User reaction: “…cool. But is my wallet already connected? Are my tokens here? Can I just click and go?”

Most users:

  • Don’t understand ZK vs optimistic rollups
  • Don’t care about finality times (unless it breaks UX)
  • Don’t know what MEV is
  • Do care about whether onboarding takes 2 clicks or 20 minutes

Base wins because Coinbase solved onboarding. That’s it. That’s the whole game.

“Where Are Your Users?” Is the Only Question That Matters

When I evaluate which L2 to build on, I ask our team:

“Where are our target users already spending time?”

Not: “Which has the best tech?”
Not: “Which aligns with our values?”
Not: “Which has the lowest fees?”

Where. Are. The. Users.

For consumer crypto apps in 2026, the answer is Base (via Coinbase) or Arbitrum (for DeFi power users). Everyone else is rounding error.

The “3 Validators” Argument Is Cope

Steve made a great point: “Is running on a rollup with 3 validators and zero users really more decentralized than Base?”

This resonates with me because I see teams justify picking niche L2s by saying:

  • “We’re supporting decentralization!”
  • “We don’t want to be dependent on Coinbase!”
  • “True believers will appreciate our principles!”

But here’s the reality:

A protocol with 3 validators, run by a single company, used by 100 people is not decentralized. It’s just a slow, expensive database with good marketing.

Meanwhile, Base—despite being Coinbase-affiliated—has:

  • More independent apps building on it
  • More user choice and optionality
  • More liquidity for meaningful economic activity
  • More developers stress-testing the system

Which is more decentralized in practice?

Emma’s Story Repeats Every Quarter

Emma’s migration story? I’ve watched this happen to 6+ teams in the past year.

Every single one followed the same pattern:

  1. “We’ll build on [NewHotL2] because [technical reason]”
  2. Launch with 50-300 users (mostly airdrop hunters)
  3. Realize Base-deployed competitors have 10-50x more users
  4. Painful, expensive migration to Base
  5. “Why didn’t we just start here?”

From a product strategy standpoint, this is malpractice.

You’re burning runway and time betting against the obvious winner. It’s like launching a mobile app in 2010 and choosing Windows Phone over iOS because it had “better technical architecture.”

Sure, maybe Windows Phone was technically interesting. But the users were on iOS.

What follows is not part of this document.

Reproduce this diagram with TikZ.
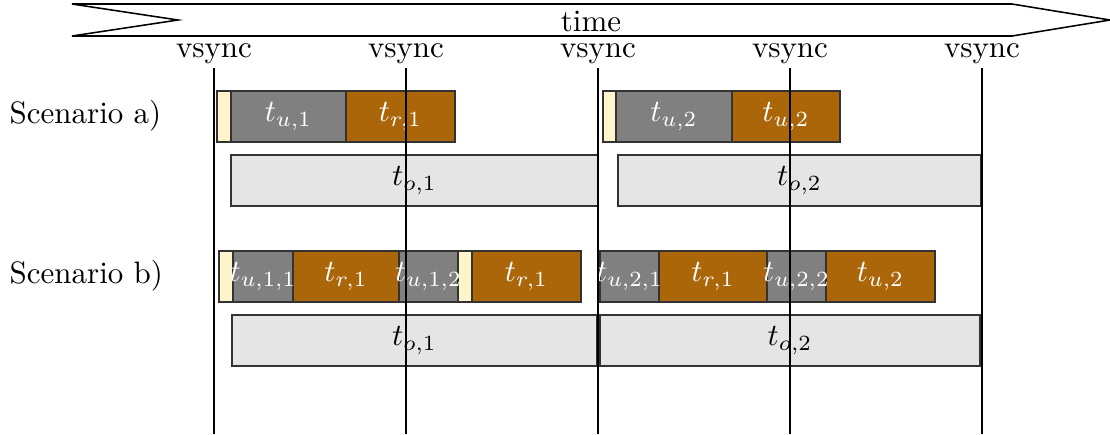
\documentclass[tikz,border=0pt]{standalone}
\usetikzlibrary{fit}
\definecolor{prepfill}{HTML}{FFF5CC}
\definecolor{updfill}{HTML}{808080}
\definecolor{rendfill}{HTML}{AC660A}
\definecolor{outfill}{HTML}{E5E5E5}
\begin{document}
\begin{tikzpicture}[x=0.3226pt,y=-0.3226pt,
  seg/.style={draw=black!80, line width=0.45pt, inner sep=0pt},
  pbox/.style={seg, fill=prepfill},
  ubox/.style={seg, fill=updfill},
  rbox/.style={seg, fill=rendfill},
  obox/.style={seg, fill=outfill},
  wlbl/.style={inner sep=0pt, text=white},
  blbl/.style={inner sep=0pt, text=black},
  vline/.style={line width=0.7pt},
  vlabel/.style={inner sep=0pt},
  rowlabel/.style={inner sep=0pt, anchor=west}]
\useasboundingbox (0,0) rectangle (1110,434);

% time axis
\draw[line width=0.5pt] (72,4) -- (1012,4) -- (1110,20) -- (1012,36) -- (72,36) -- (178,20) -- cycle;
\node (time) at (591,21) {time};

% row labels
\node[rowlabel] (sa) at (9,116) {Scenario a)};
\node[rowlabel] (sb) at (9,276) {Scenario b)};

% scenario a): boxes
\node[pbox, fit={(217,91)(231,142)}] (a1p) {};
\node[ubox, fit={(231,91)(346,142)}] (a1u) {};
\node[rbox, fit={(346,91)(455,142)}] (a1r) {};
\node[obox, fit={(231,155)(598,206)}] (a1o) {};
\node[pbox, fit={(603,91)(616,142)}] (a2p) {};
\node[ubox, fit={(616,91)(732,142)}] (a2u) {};
\node[rbox, fit={(732,91)(840,142)}] (a2r) {};
\node[obox, fit={(618,155)(981,206)}] (a2o) {};

% scenario b): boxes
\node[pbox, fit={(219,251)(233,302)}] (b1p) {};
\node[ubox, fit={(233,251)(293,302)}] (b1u) {};
\node[rbox, fit={(293,251)(399,302)}] (b1r) {};
\node[ubox, fit={(399,251)(458,302)}] (b1v) {};
\node[pbox, fit={(458,251)(472,302)}] (b1q) {};
\node[rbox, fit={(472,251)(581,302)}] (b1s) {};
\node[obox, fit={(232,315)(597,366)}] (b1o) {};
\node[ubox, fit={(600,251)(659,302)}] (b2u) {};
\node[rbox, fit={(659,251)(767,302)}] (b2r) {};
\node[ubox, fit={(767,251)(826,302)}] (b2v) {};
\node[rbox, fit={(826,251)(935,302)}] (b2s) {};
\node[obox, fit={(600,315)(980,366)}] (b2o) {};

% box labels
\node[wlbl] (la1u) at (a1u.center) {$t_{u,1}$};
\node[wlbl] (la1r) at (a1r.center) {$t_{r,1}$};
\node[blbl] (la1o) at (a1o.center) {$t_{o,1}$};
\node[wlbl] (la2u) at (a2u.center) {$t_{u,2}$};
\node[wlbl] (la2r) at (a2r.center) {$t_{u,2}$};
\node[blbl] (la2o) at (a2o.center) {$t_{o,2}$};
\node[wlbl] (lb1u) at (b1u.center) {$t_{u,1,1}$};
\node[wlbl] (lb1r) at (b1r.center) {$t_{r,1}$};
\node[wlbl] (lb1v) at (b1v.center) {$t_{u,1,2}$};
\node[wlbl] (lb1s) at (b1s.center) {$t_{r,1}$};
\node[blbl] (lb1o) at (b1o.center) {$t_{o,1}$};
\node[wlbl] (lb2u) at (b2u.center) {$t_{u,2,1}$};
\node[wlbl] (lb2r) at (b2r.center) {$t_{r,1}$};
\node[wlbl] (lb2v) at (b2v.center) {$t_{u,2,2}$};
\node[wlbl] (lb2s) at (b2s.center) {$t_{u,2}$};
\node[blbl] (lb2o) at (b2o.center) {$t_{o,2}$};

% vsync markers
\foreach \i/\x in {1/214,2/406,3/598,4/790,5/982}{
  \node[vlabel] (v\i) at (\x,54) {vsync};
  \coordinate (t\i) at (\x,68);
  \coordinate (e\i) at (\x,434);
  \draw[vline] (t\i) -- (e\i);
}
\end{tikzpicture}
\end{document}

The Ethereum Foundation Question

Steve asked if EF should guide consolidation. From a product perspective? Yes, but they won’t.

Here’s why it would help:

  • Saves developer time (fewer doomed experiments)
  • Reduces user confusion (simpler mental model)
  • Concentrates liquidity (better DeFi efficiency)
  • Focuses ecosystem resources on actual winning strategies

But EF won’t do it because:

  • Politically unpopular (picking winners feels centralized)
  • Philosophically uncomfortable (goes against “let 1000 chains bloom”)
  • Financially awkward (many EF grantees are those niche L2s)

So the market does it instead. Messier. More expensive. But same outcome.

My Advice: Build for Users, Not Engineers

If you’re building a consumer app: Pick Base. Coinbase’s distribution is unbeatable for onboarding normies.

If you’re building institutional DeFi: Pick Arbitrum. That’s where the serious liquidity and protocols are.

If you’re building gaming/privacy/enterprise with genuinely unique requirements: Maybe a specialized L2 works—but you better have a distribution plan that doesn’t rely on “build it and they will come.”

If you’re building “the next big thing” and think you can grow with an up-and-coming L2: Read Emma’s story again. Then pick Base anyway.


TL;DR: Distribution > technology. Users > technical purity. Survival > ideology. Pick Base or Arbitrum, ship your product, and stop pretending the 47th rollup will be different.